11. You’ve been collaborating with a lot of people for the album…

“There’s a lot - pretty much everything on BOY is a collaboration, and that’s true for all of my albums. This album is unique in that sense because a lot of the artists, except for one or two, are younger than me, so it was interesting working with younger energy. [Younger] people are more willing to take risks and try different things and they aren’t afraid of failing, because they’re not so established that they only ever do one thing.”

12. What advice have you picked up from working in the studio?

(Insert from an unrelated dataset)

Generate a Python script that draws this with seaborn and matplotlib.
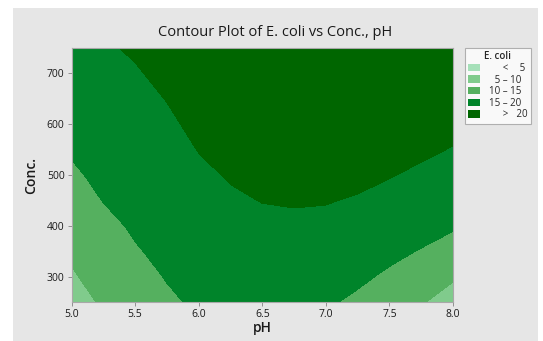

“That’s a good question. I guess one of the benefits of doing remixes is that I get access to everybody’s files. Like getting Paul Epworth’s kick drum from Bloc Party’s Silent Alarm album, stuff like that, or getting some of the original Bob Marley stuff or U2 or New Order. I have had access to some amazing studio sessions and I feel like that has been such a great learning experience for me.”

13. What about advice from working in the music industry that you can pass on?

“This isn’t really advice coming from the industry, but I’d say don’t listen to the music industry! Ignore them. Generally speaking, be cautious about taking advice from industry people because they’re focused on the short term and you should really be focused on long term. There are obviously people who definitely look at the long term, but generally speaking most people are very near-sighted. ”

14. Tell us about your latest release and why people should get it... 

“The new album BOY came out in May and I’m super proud of it. I should say this about every album of mine but I think this album is my best work so far. I’m really excited about it. It feels like a bit of a departure – or maybe I mean a natural progression. It’s about my childhood and I’ve worked with a lot of amazing artists, a lot of new people, and I’m really excited to get it out in the world. ”

15. Finally, what else have you got planned for the near future?

“We’re still waiting to see if the tour for the album will happen. I’m probably going to release an EP or something later this year, maybe early next year, I have a lot of material so I’m exploring that option.”